# DATA LINES start
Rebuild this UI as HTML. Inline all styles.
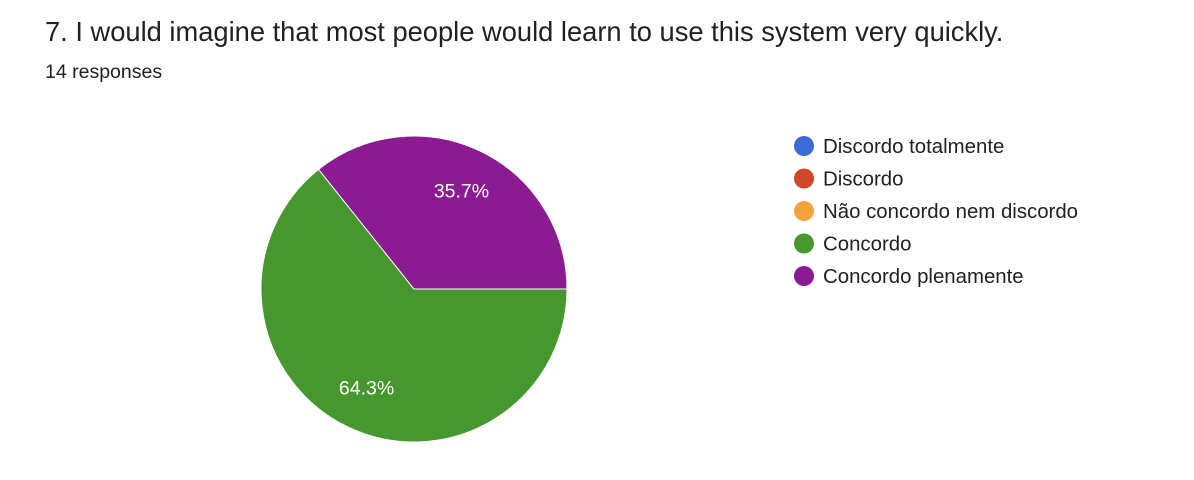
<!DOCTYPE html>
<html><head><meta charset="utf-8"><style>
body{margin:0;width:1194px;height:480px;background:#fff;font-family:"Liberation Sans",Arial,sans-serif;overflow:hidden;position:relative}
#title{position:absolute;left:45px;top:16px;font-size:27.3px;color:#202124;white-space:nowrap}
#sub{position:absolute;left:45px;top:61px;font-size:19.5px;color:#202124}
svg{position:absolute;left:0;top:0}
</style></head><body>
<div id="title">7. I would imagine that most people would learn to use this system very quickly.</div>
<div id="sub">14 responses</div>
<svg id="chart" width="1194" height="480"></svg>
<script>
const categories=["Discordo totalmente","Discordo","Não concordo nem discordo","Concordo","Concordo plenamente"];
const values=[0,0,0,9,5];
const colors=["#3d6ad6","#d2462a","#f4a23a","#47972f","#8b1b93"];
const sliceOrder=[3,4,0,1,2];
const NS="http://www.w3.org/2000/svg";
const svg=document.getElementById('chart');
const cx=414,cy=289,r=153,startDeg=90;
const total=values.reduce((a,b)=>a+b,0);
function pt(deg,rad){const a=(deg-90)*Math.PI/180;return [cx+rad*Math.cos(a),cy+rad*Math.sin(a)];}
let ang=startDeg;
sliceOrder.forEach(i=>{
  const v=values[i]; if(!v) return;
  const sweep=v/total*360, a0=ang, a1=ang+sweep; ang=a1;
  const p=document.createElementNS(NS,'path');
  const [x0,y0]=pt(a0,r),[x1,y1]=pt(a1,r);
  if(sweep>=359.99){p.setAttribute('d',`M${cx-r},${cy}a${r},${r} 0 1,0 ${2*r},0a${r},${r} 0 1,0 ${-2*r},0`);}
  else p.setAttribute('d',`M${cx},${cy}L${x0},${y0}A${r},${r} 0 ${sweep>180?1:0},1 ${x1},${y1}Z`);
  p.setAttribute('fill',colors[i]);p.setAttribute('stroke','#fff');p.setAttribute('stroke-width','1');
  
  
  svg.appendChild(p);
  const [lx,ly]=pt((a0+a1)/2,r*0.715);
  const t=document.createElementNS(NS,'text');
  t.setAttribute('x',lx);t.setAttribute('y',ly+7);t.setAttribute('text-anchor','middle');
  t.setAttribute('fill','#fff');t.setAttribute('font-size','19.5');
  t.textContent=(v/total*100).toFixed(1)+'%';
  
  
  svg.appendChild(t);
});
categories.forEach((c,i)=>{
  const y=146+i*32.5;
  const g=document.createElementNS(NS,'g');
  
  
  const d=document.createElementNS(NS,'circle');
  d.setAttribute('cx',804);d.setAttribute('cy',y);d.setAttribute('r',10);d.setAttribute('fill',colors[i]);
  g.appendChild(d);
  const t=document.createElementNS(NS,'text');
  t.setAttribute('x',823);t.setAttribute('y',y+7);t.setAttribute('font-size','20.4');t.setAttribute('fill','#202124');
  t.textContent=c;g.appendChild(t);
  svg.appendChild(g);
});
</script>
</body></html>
# DATA LINES end
__WHAT NEEDS TO BE DONE__. Give every line back word for word and leave the pictures out.

__PROBLEM SOLUTION__.
Rebuild this UI as HTML. Inline all styles.
<!DOCTYPE html>
<html><head><meta charset="utf-8"><style>
body{margin:0;width:1194px;height:480px;background:#fff;font-family:"Liberation Sans",Arial,sans-serif;overflow:hidden;position:relative}
#title{position:absolute;left:45px;top:16px;font-size:27.3px;color:#202124;white-space:nowrap}
#sub{position:absolute;left:45px;top:61px;font-size:19.5px;color:#202124}
svg{position:absolute;left:0;top:0}
</style></head><body>
<div id="title">7. I would imagine that most people would learn to use this system very quickly.</div>
<div id="sub">14 responses</div>
<svg id="chart" width="1194" height="480"></svg>
<script>
const categories=["Discordo totalmente","Discordo","Não concordo nem discordo","Concordo","Concordo plenamente"];
const values=[0,0,0,9,5];
const colors=["#3d6ad6","#d2462a","#f4a23a","#47972f","#8b1b93"];
const sliceOrder=[3,4,0,1,2];
const NS="http://www.w3.org/2000/svg";
const svg=document.getElementById('chart');
const cx=414,cy=289,r=153,startDeg=90;
const total=values.reduce((a,b)=>a+b,0);
function pt(deg,rad){const a=(deg-90)*Math.PI/180;return [cx+rad*Math.cos(a),cy+rad*Math.sin(a)];}
let ang=startDeg;
sliceOrder.forEach(i=>{
  const v=values[i]; if(!v) return;
  const sweep=v/total*360, a0=ang, a1=ang+sweep; ang=a1;
  const p=document.createElementNS(NS,'path');
  const [x0,y0]=pt(a0,r),[x1,y1]=pt(a1,r);
  if(sweep>=359.99){p.setAttribute('d',`M${cx-r},${cy}a${r},${r} 0 1,0 ${2*r},0a${r},${r} 0 1,0 ${-2*r},0`);}
  else p.setAttribute('d',`M${cx},${cy}L${x0},${y0}A${r},${r} 0 ${sweep>180?1:0},1 ${x1},${y1}Z`);
  p.setAttribute('fill',colors[i]);p.setAttribute('stroke','#fff');p.setAttribute('stroke-width','1');
  
  
  svg.appendChild(p);
  const [lx,ly]=pt((a0+a1)/2,r*0.715);
  const t=document.createElementNS(NS,'text');
  t.setAttribute('x',lx);t.setAttribute('y',ly+7);t.setAttribute('text-anchor','middle');
  t.setAttribute('fill','#fff');t.setAttribute('font-size','19.5');
  t.textContent=(v/total*100).toFixed(1)+'%';
  
  
  svg.appendChild(t);
});
categories.forEach((c,i)=>{
  const y=146+i*32.5;
  const g=document.createElementNS(NS,'g');
  
  
  const d=document.createElementNS(NS,'circle');
  d.setAttribute('cx',804);d.setAttribute('cy',y);d.setAttribute('r',10);d.setAttribute('fill',colors[i]);
  g.appendChild(d);
  const t=document.createElementNS(NS,'text');
  t.setAttribute('x',823);t.setAttribute('y',y+7);t.setAttribute('font-size','20.4');t.setAttribute('fill','#202124');
  t.textContent=c;g.appendChild(t);
  svg.appendChild(g);
});
</script>
</body></html>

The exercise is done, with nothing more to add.